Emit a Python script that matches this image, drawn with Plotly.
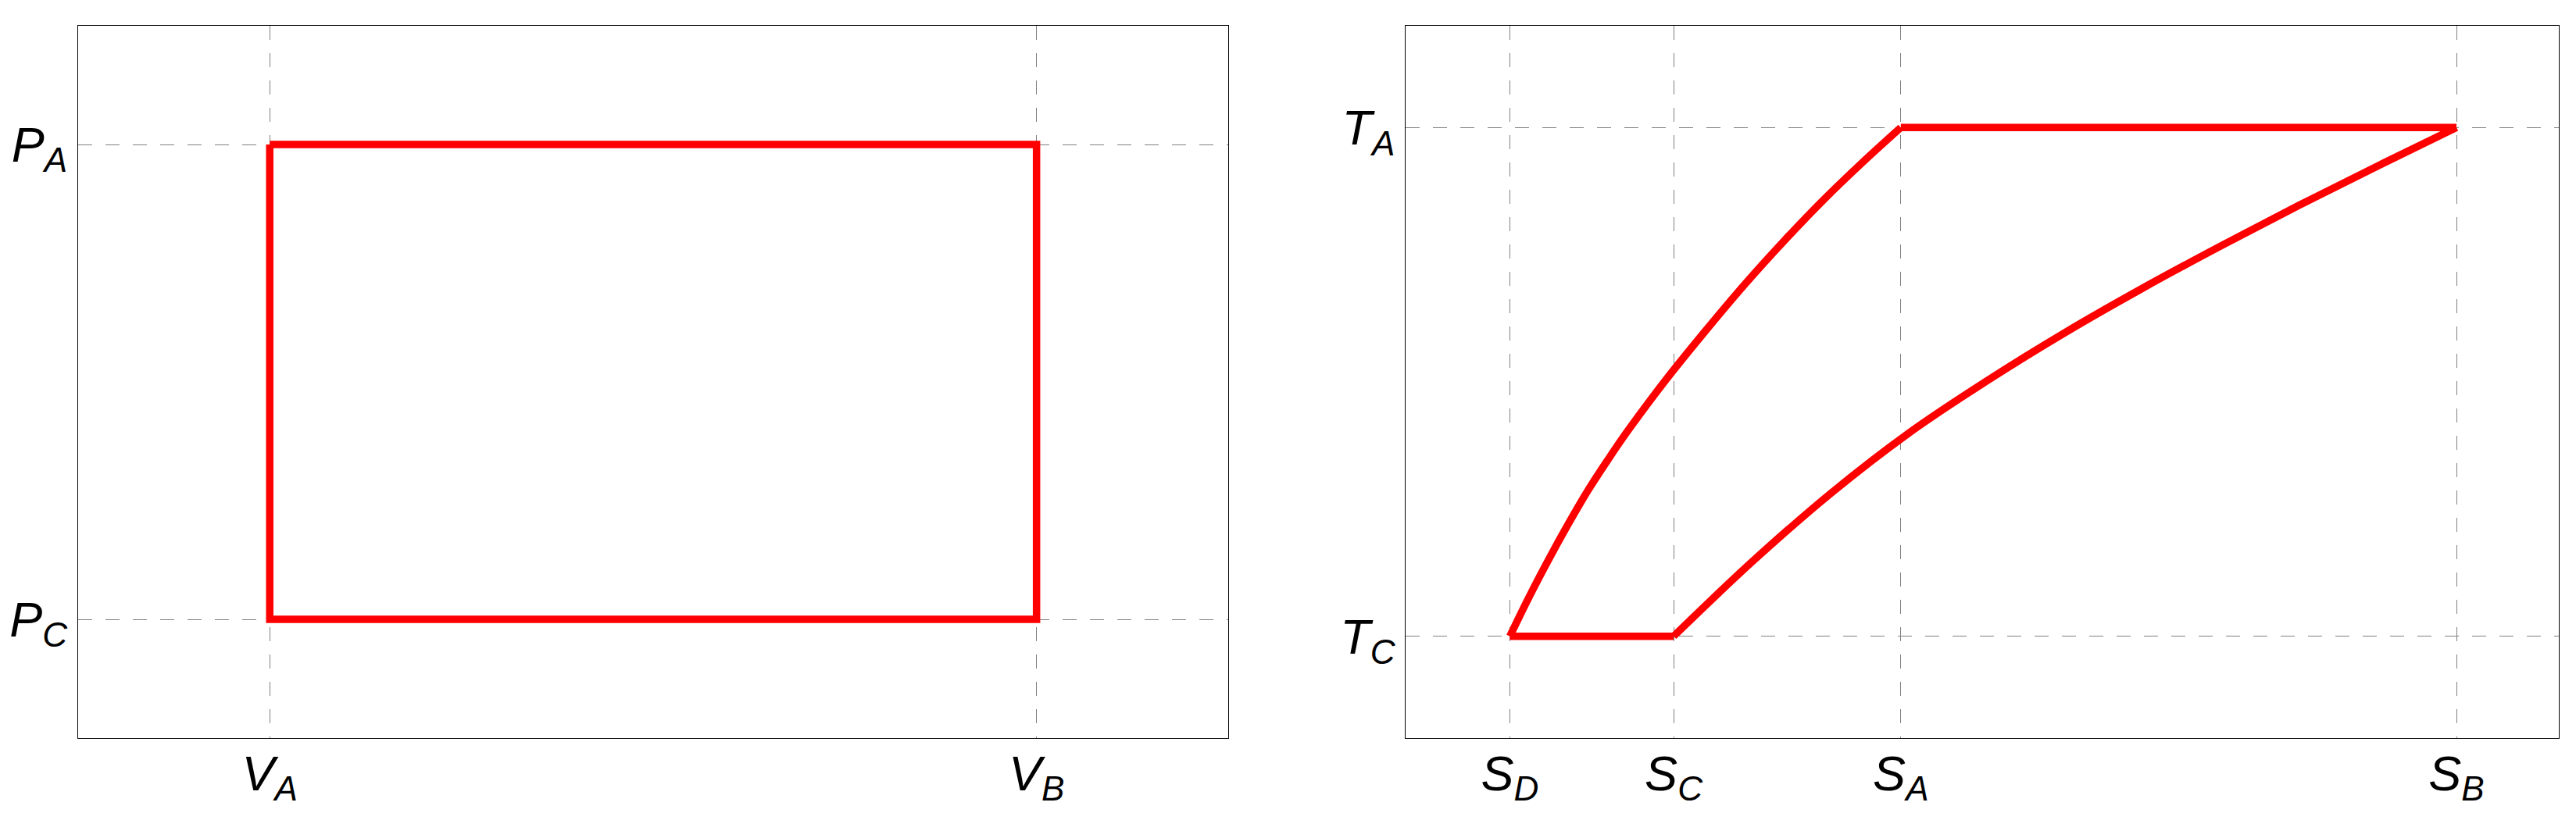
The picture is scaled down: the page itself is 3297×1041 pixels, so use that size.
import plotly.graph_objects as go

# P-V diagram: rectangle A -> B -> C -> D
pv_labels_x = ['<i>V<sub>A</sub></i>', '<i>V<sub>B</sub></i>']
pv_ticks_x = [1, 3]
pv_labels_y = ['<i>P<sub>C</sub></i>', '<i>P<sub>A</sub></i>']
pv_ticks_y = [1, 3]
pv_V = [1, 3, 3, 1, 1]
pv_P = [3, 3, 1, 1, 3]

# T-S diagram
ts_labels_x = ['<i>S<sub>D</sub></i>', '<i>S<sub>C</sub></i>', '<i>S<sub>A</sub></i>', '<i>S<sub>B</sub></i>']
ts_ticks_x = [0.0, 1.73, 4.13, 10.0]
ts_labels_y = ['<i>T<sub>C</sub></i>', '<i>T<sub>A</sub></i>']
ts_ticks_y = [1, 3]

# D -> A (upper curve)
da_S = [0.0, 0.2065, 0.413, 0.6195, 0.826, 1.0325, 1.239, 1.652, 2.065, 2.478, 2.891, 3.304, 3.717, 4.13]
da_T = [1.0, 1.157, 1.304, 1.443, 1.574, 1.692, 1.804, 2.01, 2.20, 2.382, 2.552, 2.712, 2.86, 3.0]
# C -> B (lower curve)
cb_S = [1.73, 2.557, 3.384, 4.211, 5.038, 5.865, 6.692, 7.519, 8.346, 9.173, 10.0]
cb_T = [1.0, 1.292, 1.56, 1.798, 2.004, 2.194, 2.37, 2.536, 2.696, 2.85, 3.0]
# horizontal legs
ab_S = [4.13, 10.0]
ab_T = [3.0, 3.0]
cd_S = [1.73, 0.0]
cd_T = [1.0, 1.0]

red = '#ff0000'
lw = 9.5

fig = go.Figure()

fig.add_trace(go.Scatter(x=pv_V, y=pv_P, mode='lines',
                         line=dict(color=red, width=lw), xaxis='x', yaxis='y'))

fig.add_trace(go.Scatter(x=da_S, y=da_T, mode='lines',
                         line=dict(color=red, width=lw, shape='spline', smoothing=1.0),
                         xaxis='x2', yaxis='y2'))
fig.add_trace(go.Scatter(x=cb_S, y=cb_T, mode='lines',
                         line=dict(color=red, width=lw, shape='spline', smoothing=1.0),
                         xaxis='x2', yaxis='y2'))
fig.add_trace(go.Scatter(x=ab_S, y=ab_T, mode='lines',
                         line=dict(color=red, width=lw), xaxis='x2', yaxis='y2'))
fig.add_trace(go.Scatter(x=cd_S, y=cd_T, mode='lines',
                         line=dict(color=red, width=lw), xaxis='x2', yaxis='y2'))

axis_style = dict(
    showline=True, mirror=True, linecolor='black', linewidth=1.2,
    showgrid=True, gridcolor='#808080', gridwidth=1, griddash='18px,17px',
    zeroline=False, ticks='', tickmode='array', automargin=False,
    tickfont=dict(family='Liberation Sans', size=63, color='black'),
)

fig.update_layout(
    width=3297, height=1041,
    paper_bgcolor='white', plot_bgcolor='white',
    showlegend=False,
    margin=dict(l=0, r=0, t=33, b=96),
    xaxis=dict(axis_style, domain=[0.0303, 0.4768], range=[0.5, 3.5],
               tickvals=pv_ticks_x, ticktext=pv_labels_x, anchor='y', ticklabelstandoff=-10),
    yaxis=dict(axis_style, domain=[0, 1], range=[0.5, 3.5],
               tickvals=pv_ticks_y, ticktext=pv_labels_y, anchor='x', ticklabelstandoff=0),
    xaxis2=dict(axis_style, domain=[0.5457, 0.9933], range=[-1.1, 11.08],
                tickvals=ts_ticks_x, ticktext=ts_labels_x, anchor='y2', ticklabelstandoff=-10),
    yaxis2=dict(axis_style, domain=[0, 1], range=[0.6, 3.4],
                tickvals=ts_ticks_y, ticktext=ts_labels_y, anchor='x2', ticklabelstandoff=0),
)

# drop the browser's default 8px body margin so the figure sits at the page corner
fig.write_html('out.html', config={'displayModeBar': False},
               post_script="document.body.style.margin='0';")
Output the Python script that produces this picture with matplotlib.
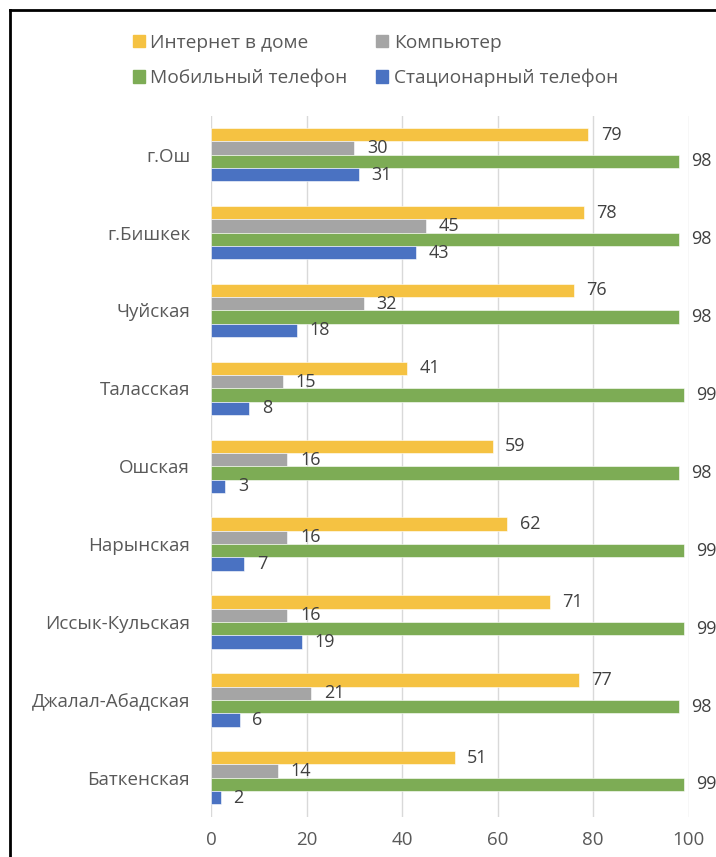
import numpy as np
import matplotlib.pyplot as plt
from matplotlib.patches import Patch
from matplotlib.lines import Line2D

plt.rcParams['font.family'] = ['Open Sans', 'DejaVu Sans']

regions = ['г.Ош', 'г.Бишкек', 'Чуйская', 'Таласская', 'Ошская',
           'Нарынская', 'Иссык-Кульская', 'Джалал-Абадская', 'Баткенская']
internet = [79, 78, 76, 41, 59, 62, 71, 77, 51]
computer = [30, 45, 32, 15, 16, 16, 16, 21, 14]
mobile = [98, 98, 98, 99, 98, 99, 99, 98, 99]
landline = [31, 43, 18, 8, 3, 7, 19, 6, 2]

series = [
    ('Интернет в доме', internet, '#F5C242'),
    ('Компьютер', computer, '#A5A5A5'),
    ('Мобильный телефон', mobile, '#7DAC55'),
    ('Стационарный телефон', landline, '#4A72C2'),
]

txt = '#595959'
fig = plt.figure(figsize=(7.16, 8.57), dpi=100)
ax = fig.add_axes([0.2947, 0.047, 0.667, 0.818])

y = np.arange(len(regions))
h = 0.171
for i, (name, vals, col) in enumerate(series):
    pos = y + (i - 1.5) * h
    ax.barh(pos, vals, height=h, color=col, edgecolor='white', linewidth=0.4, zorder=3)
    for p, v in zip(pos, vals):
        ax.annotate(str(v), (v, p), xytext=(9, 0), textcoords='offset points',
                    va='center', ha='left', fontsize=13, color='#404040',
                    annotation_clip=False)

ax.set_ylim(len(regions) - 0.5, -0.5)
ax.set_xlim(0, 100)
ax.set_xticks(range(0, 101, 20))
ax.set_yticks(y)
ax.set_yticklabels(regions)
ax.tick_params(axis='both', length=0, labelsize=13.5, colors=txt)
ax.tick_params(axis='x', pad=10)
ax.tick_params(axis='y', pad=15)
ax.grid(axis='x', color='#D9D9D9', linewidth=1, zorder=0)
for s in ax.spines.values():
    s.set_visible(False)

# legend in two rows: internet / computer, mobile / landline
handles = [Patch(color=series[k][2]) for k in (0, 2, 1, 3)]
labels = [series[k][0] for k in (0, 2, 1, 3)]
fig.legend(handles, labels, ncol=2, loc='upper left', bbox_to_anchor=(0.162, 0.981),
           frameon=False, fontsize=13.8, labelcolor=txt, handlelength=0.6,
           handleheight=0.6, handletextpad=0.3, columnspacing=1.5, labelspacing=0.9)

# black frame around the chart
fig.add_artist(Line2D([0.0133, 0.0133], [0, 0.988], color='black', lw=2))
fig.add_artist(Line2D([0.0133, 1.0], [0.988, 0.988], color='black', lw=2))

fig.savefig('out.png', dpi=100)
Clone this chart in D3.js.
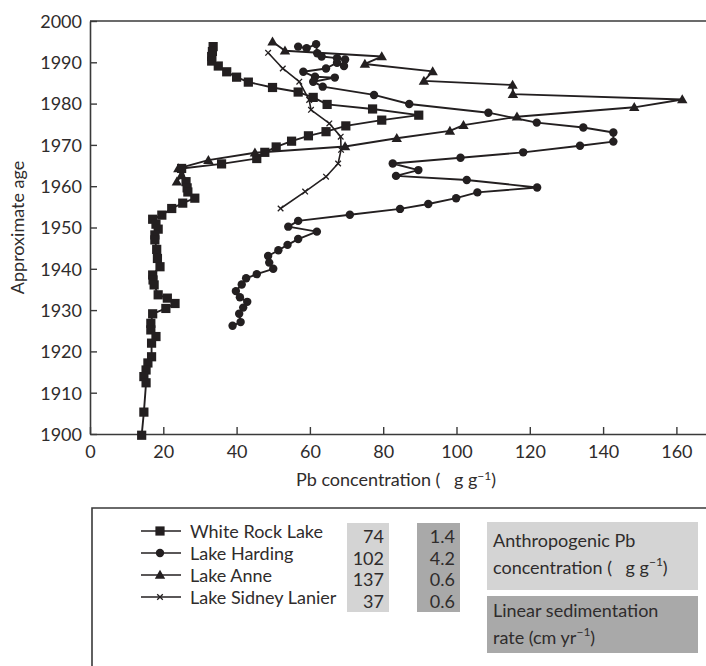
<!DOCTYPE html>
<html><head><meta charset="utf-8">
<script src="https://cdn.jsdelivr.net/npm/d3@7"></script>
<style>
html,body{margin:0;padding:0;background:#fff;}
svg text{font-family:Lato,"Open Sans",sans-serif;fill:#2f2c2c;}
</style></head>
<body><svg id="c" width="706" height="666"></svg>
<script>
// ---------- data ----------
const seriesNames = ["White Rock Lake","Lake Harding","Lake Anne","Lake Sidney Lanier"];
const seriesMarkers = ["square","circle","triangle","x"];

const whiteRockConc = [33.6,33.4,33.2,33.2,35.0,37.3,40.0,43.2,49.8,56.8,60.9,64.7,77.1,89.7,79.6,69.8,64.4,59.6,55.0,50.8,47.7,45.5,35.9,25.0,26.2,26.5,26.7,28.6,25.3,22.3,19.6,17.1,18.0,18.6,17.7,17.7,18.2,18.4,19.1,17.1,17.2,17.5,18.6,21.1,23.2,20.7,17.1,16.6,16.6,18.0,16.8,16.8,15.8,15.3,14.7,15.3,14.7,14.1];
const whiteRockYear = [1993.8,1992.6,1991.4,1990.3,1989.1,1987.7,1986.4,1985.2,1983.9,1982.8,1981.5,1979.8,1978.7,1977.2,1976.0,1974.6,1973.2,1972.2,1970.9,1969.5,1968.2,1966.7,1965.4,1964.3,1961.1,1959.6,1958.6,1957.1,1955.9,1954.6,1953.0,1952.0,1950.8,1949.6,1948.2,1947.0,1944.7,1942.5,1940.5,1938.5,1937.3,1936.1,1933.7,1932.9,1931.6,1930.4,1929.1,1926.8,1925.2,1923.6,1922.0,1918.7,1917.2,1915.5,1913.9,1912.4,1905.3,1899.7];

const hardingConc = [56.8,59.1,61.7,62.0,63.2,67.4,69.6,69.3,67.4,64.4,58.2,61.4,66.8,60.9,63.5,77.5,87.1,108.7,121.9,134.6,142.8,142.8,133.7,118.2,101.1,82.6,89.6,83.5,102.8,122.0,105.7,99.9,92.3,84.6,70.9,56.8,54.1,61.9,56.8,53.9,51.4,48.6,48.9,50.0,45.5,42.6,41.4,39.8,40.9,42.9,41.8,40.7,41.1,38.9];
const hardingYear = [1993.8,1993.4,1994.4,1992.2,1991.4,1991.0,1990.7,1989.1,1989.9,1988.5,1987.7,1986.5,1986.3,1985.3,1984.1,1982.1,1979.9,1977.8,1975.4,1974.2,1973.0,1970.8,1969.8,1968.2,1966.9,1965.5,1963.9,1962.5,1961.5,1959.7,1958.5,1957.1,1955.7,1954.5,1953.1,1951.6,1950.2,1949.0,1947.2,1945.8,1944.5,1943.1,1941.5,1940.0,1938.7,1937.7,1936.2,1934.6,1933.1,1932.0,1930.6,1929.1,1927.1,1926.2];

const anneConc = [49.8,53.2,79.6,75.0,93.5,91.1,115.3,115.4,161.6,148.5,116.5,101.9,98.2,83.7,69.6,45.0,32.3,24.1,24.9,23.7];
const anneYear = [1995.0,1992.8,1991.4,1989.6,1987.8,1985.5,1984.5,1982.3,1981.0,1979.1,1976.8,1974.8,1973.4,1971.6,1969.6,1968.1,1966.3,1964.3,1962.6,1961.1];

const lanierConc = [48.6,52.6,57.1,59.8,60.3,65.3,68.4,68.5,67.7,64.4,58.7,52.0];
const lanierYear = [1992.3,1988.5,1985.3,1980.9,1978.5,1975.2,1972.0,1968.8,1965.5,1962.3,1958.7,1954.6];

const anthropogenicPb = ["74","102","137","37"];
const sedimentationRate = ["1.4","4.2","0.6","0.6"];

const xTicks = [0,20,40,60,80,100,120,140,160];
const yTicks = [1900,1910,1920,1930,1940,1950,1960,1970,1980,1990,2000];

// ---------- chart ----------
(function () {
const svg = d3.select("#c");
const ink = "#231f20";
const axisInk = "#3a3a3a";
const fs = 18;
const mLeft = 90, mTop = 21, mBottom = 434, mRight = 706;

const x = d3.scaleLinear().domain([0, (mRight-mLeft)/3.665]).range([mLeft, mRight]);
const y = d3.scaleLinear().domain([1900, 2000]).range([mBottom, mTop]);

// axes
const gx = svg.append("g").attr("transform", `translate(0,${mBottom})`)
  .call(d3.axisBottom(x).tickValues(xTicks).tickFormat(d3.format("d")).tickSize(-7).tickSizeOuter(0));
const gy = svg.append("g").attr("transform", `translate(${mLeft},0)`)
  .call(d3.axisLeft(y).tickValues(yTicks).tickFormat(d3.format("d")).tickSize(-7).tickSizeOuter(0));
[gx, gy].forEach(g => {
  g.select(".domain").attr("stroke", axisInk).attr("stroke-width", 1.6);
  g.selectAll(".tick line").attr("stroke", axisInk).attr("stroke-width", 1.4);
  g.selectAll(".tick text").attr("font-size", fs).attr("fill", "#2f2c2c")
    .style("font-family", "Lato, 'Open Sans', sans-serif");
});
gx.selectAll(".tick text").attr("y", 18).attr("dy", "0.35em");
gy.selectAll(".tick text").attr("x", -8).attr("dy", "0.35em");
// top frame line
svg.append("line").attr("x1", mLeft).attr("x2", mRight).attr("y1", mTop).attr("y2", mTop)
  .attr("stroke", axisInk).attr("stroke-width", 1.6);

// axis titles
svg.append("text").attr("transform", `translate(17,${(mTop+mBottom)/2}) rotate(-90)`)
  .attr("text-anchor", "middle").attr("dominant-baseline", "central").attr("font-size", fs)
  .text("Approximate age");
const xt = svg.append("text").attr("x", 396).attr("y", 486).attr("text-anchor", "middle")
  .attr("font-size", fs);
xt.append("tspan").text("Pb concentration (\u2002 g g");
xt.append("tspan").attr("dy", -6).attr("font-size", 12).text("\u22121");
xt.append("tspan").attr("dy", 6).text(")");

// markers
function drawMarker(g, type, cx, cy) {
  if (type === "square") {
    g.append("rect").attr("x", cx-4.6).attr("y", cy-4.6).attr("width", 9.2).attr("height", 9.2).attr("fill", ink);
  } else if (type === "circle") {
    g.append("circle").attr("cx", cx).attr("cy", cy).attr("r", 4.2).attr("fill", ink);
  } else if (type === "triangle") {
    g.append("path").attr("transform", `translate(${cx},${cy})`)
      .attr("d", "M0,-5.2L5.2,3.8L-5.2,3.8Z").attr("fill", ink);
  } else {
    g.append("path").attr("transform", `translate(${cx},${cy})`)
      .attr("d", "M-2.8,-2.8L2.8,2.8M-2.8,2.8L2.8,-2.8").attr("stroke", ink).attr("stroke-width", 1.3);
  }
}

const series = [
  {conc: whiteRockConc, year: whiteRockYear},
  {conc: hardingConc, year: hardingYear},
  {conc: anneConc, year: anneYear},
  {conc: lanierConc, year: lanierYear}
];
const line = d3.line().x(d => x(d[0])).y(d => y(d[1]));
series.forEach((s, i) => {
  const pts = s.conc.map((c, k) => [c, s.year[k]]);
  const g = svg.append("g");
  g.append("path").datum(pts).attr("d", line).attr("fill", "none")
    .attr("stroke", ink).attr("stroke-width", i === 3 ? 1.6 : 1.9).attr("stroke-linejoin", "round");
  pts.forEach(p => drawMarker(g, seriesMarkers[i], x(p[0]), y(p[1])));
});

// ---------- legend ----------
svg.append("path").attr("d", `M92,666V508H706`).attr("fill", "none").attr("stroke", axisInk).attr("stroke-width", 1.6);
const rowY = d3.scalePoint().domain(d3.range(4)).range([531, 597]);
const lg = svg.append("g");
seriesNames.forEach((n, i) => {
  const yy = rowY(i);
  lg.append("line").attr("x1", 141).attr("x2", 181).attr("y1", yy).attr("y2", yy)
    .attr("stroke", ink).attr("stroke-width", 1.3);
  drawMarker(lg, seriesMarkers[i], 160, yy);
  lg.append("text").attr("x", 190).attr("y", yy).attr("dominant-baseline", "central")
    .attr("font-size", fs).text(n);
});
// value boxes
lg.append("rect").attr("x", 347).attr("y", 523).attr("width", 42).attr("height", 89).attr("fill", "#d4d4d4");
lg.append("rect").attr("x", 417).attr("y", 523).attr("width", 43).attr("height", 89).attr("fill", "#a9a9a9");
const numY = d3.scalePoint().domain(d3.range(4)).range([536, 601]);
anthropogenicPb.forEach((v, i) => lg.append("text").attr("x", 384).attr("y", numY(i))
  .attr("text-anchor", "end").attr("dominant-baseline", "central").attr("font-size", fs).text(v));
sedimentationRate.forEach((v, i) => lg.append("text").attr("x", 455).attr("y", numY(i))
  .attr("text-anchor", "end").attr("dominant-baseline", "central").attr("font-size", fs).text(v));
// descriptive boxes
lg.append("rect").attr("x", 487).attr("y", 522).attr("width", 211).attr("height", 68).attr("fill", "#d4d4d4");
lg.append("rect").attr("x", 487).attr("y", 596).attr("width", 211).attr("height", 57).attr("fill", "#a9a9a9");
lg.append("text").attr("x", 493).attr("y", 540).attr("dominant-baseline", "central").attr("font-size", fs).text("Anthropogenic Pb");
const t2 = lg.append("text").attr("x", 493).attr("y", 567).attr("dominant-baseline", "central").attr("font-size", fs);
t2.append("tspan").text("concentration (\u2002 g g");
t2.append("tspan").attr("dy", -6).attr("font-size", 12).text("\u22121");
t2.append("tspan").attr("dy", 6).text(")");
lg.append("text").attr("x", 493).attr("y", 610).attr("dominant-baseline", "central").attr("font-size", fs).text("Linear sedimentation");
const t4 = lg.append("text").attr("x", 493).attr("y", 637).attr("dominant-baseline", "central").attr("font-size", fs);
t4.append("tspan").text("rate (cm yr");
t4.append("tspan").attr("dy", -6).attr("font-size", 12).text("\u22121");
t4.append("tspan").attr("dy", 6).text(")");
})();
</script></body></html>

Problem to solve – Take the lines from the start of the material to the line with "line=dict(color=red, width=lw), xaxis='x', yaxis='y'))", both included, and transcribe them exactly without the pictures.

Solution for this problem –
Emit a Python script that matches this image, drawn with Plotly.
The picture is scaled down: the page itself is 3297×1041 pixels, so use that size.
import plotly.graph_objects as go

# P-V diagram: rectangle A -> B -> C -> D
pv_labels_x = ['<i>V<sub>A</sub></i>', '<i>V<sub>B</sub></i>']
pv_ticks_x = [1, 3]
pv_labels_y = ['<i>P<sub>C</sub></i>', '<i>P<sub>A</sub></i>']
pv_ticks_y = [1, 3]
pv_V = [1, 3, 3, 1, 1]
pv_P = [3, 3, 1, 1, 3]

# T-S diagram
ts_labels_x = ['<i>S<sub>D</sub></i>', '<i>S<sub>C</sub></i>', '<i>S<sub>A</sub></i>', '<i>S<sub>B</sub></i>']
ts_ticks_x = [0.0, 1.73, 4.13, 10.0]
ts_labels_y = ['<i>T<sub>C</sub></i>', '<i>T<sub>A</sub></i>']
ts_ticks_y = [1, 3]

# D -> A (upper curve)
da_S = [0.0, 0.2065, 0.413, 0.6195, 0.826, 1.0325, 1.239, 1.652, 2.065, 2.478, 2.891, 3.304, 3.717, 4.13]
da_T = [1.0, 1.157, 1.304, 1.443, 1.574, 1.692, 1.804, 2.01, 2.20, 2.382, 2.552, 2.712, 2.86, 3.0]
# C -> B (lower curve)
cb_S = [1.73, 2.557, 3.384, 4.211, 5.038, 5.865, 6.692, 7.519, 8.346, 9.173, 10.0]
cb_T = [1.0, 1.292, 1.56, 1.798, 2.004, 2.194, 2.37, 2.536, 2.696, 2.85, 3.0]
# horizontal legs
ab_S = [4.13, 10.0]
ab_T = [3.0, 3.0]
cd_S = [1.73, 0.0]
cd_T = [1.0, 1.0]

red = '#ff0000'
lw = 9.5

fig = go.Figure()

fig.add_trace(go.Scatter(x=pv_V, y=pv_P, mode='lines',
                         line=dict(color=red, width=lw), xaxis='x', yaxis='y'))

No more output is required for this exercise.